Although the description above implies the pruning was done only for FC
layers, they also do pruning on convolutional layers - although they don't
provide much detail on this in the methods. But there's this statement when
they explain retraining: "(...) we fix the parameters for CONV layers and only
retrain the FC layers after pruning the FC layers, and vice versa.". The results
section also shows that convolutional layer connections were also
pruned on the tested models.
They test on MNIST (models: Lenet-300-100 (MLP), Lenet-5 (CNN)) and
ImageNet (models: AlexNet, VGG-16)
The authors provide a visualization of the sparsity patterns of neurons after
pruning (for an FC layer) which shows that pruning can detect visual attention
regions.
The method used in this paper targets individual parameters (weights) to
prune. So, technically this should be considered as a non-structured pruning
method. However, the reason I think this is referenced as a structured pruning
method is that if all connections of a neuron is pruned (i.e all input and output
weights were below threshold), the neuron itself will be removed from the
network:  "After pruning connections, neurons with zero input connections or
zero output connections may be safely pruned."

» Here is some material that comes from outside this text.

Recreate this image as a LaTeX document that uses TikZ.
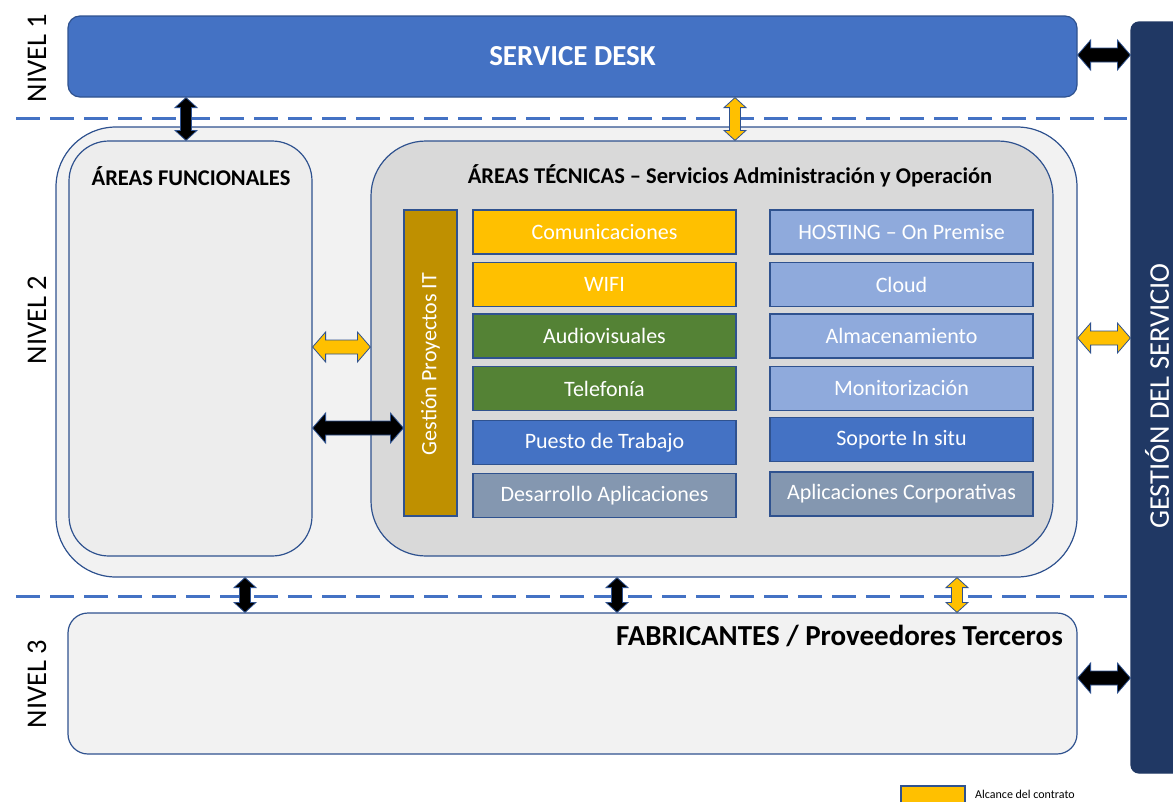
\documentclass[tikz,border=0pt]{standalone}
\usepackage{fontspec}
\setmainfont{Carlito}
\usepackage{tikz}
\usetikzlibrary{calc}
\definecolor{sdblue}{HTML}{4472C4}
\definecolor{edge}{HTML}{2F528F}
\definecolor{lightblue}{HTML}{8FAADC}
\definecolor{gold}{HTML}{FFC000}
\definecolor{grass}{HTML}{548235}
\definecolor{slate}{HTML}{8497B0}
\definecolor{ochre}{HTML}{BF9000}
\definecolor{navy}{HTML}{203864}
\tikzstyle{panel} = [draw=edge, line width=1.2pt, inner sep=0pt]
\tikzstyle{tile} = [draw=edge, line width=1.2pt, minimum width=263pt, minimum height=44pt, inner sep=0pt, text=white, font=\fontsize{22}{25}\selectfont]
\tikzstyle{heading} = [font=\bfseries\fontsize{22.5}{26}\selectfont]
\tikzstyle{level} = [rotate=90, font=\fontsize{28.5}{32}\selectfont]
\tikzstyle{sep} = [sdblue, line width=3pt, dash pattern=on 24pt off 10pt]
\tikzstyle{blockarrow} = [draw=edge, line width=0.8pt, line join=miter]
% double block arrows, top->bottom and left->right
\newcommand{\vbiarrow}[3]{%
  \draw[blockarrow, fill=#1] let \p1=#2, \p2=#3 in
    (\x1,\y1) -- (\x1+11pt,\y1-10pt) -- (\x1+5.5pt,\y1-10pt) -- (\x1+5.5pt,\y2+10pt)
    -- (\x1+11pt,\y2+10pt) -- (\x1,\y2) -- (\x1-11pt,\y2+10pt) -- (\x1-5.5pt,\y2+10pt)
    -- (\x1-5.5pt,\y1-10pt) -- (\x1-11pt,\y1-10pt) -- cycle;}
\newcommand{\hbiarrow}[3]{%
  \draw[blockarrow, fill=#1] let \p1=#2, \p2=#3 in
    (\x1,\y1) -- (\x1+13pt,\y1+15pt) -- (\x1+13pt,\y1+7pt) -- (\x2-13pt,\y1+7pt)
    -- (\x2-13pt,\y1+15pt) -- (\x2,\y1) -- (\x2-13pt,\y1-15pt) -- (\x2-13pt,\y1-7pt)
    -- (\x1+13pt,\y1-7pt) -- (\x1+13pt,\y1-15pt) -- cycle;}

\begin{document}
\begin{tikzpicture}[x=1pt, y=-1pt]
\useasboundingbox (0,0) rectangle (1173,801);

%levels
\node[level] (l1) at (37,58) {NIVEL 1};
\node[level] (l2) at (37,320) {NIVEL 2};
\node[level] (l3) at (37,684) {NIVEL 3};

%service desk
\node[panel, fill=sdblue, rounded corners=12pt, minimum width=1009pt, minimum height=81pt,
  text=white, font=\bfseries\fontsize{29}{32}\selectfont] (sd) at (572.5,56.5) {SERVICE DESK};

%gestion del servicio
\node[panel, fill=navy, draw=navy, rounded corners=8pt, minimum width=59pt, minimum height=751pt] (gs) at (1160.5,397.5) {};
\node[level, text=white, inner sep=0pt] (gst) at (1157,396) {GESTIÓN DEL SERVICIO};

%separators
\draw[sep] (16,118) -- (1127,118);
\draw[sep] (16,596) -- (1127,596);

%nivel 2
\node[panel, fill=black!5, rounded corners=60pt, minimum width=1021pt, minimum height=450pt] (n2) at (566.5,352) {};
\node[panel, fill=black!7, rounded corners=40pt, minimum width=243pt, minimum height=415pt] (fun) at (190.5,348.5) {};
\node[heading] (funt) at (191,176) {ÁREAS FUNCIONALES};
\node[panel, fill=black!15, rounded corners=55pt, minimum width=682pt, minimum height=415pt] (tec) at (712,348.5) {};
\node[heading] (tect) at (730,176) {ÁREAS TÉCNICAS -- Servicios Administración y Operación};

\node[panel, fill=ochre, minimum width=53pt, minimum height=306pt] (gp) at (430.5,363) {};
\node[rotate=90, text=white, font=\fontsize{22}{25}\selectfont] (gpt) at (430.5,364) {Gestión Proyectos IT};

\node[tile, fill=gold] (com) at (604.5,232) {Comunicaciones};
\node[tile, fill=gold] (wifi) at (604.5,284.5) {WIFI};
\node[tile, fill=grass] (av) at (604.5,336) {Audiovisuales};
\node[tile, fill=grass] (tel) at (604.5,388.5) {Telefonía};
\node[tile, fill=sdblue] (pt) at (604.5,442.5) {Puesto de Trabajo};
\node[tile, fill=slate] (da) at (604.5,495.5) {Desarrollo Aplicaciones};

\node[tile, fill=lightblue] (host) at (901.5,232) {HOSTING -- On Premise};
\node[tile, fill=lightblue] (cloud) at (901.5,284.5) {Cloud};
\node[tile, fill=lightblue] (alm) at (901.5,336) {Almacenamiento};
\node[tile, fill=lightblue] (mon) at (901.5,388.5) {Monitorización};
\node[tile, fill=sdblue] (sop) at (901.5,439.5) {Soporte In situ};
\node[tile, fill=slate] (apc) at (901.5,494) {Aplicaciones Corporativas};

%nivel 3
\node[panel, fill=black!5, rounded corners=20pt, minimum width=1009pt, minimum height=141pt] (fab) at (572.5,683.5) {};
\node[font=\bfseries\fontsize{29}{32}\selectfont] (fabt) at (839.5,636) {FABRICANTES / Proveedores Terceros};

%arrows
\vbiarrow{black}{(186,0 |- sd.south)}{(186,0 |- fun.north)}
\vbiarrow{gold}{(735,0 |- sd.south)}{(735,0 |- tec.north)}
\vbiarrow{black}{(245,0 |- n2.south)}{(245,0 |- fab.north)}
\vbiarrow{black}{(617,0 |- n2.south)}{(617,0 |- fab.north)}
\vbiarrow{gold}{(957,0 |- n2.south)}{(957,0 |- fab.north)}
\hbiarrow{black}{(sd.east |- 0,55)}{(gs.west |- 0,55)}
\hbiarrow{gold}{(n2.east |- 0,338)}{(gs.west |- 0,338)}
\hbiarrow{black}{(fab.east |- 0,678)}{(gs.west |- 0,678)}
\hbiarrow{gold}{(fun.east |- 0,347)}{(tec.west |- 0,347)}
\hbiarrow{black}{(fun.east |- 0,428)}{(gp.west |- 0,428)}

%legend
\node[panel, fill=gold, minimum width=64pt, minimum height=24pt] (leg) at (933,798) {};
\node[anchor=west, inner sep=0pt, font=\fontsize{12}{14}\selectfont] (legt) at (975,794) {Alcance del contrato};
\end{tikzpicture}
\end{document}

SIDENOTE: They touch on the use of global average pooling instead of fully
connected layers in CNNs: "There have been other attempts to reduce the
number of parameters of neural networks by replacing the fully connected
layer with global average pooling."
5. Many more can be picked from the references of these papers.
There's a paper on Bayesion compression for Deep Learning from 2017. Their
hypothesis is: "By employing sparsity inducing priors for hidden units (and not
individual weights) we can prune neurons including all their ingoing and outgoing
weights." However, the method is mathematically heavy and the related work
references are quite old (1990s, 2000s).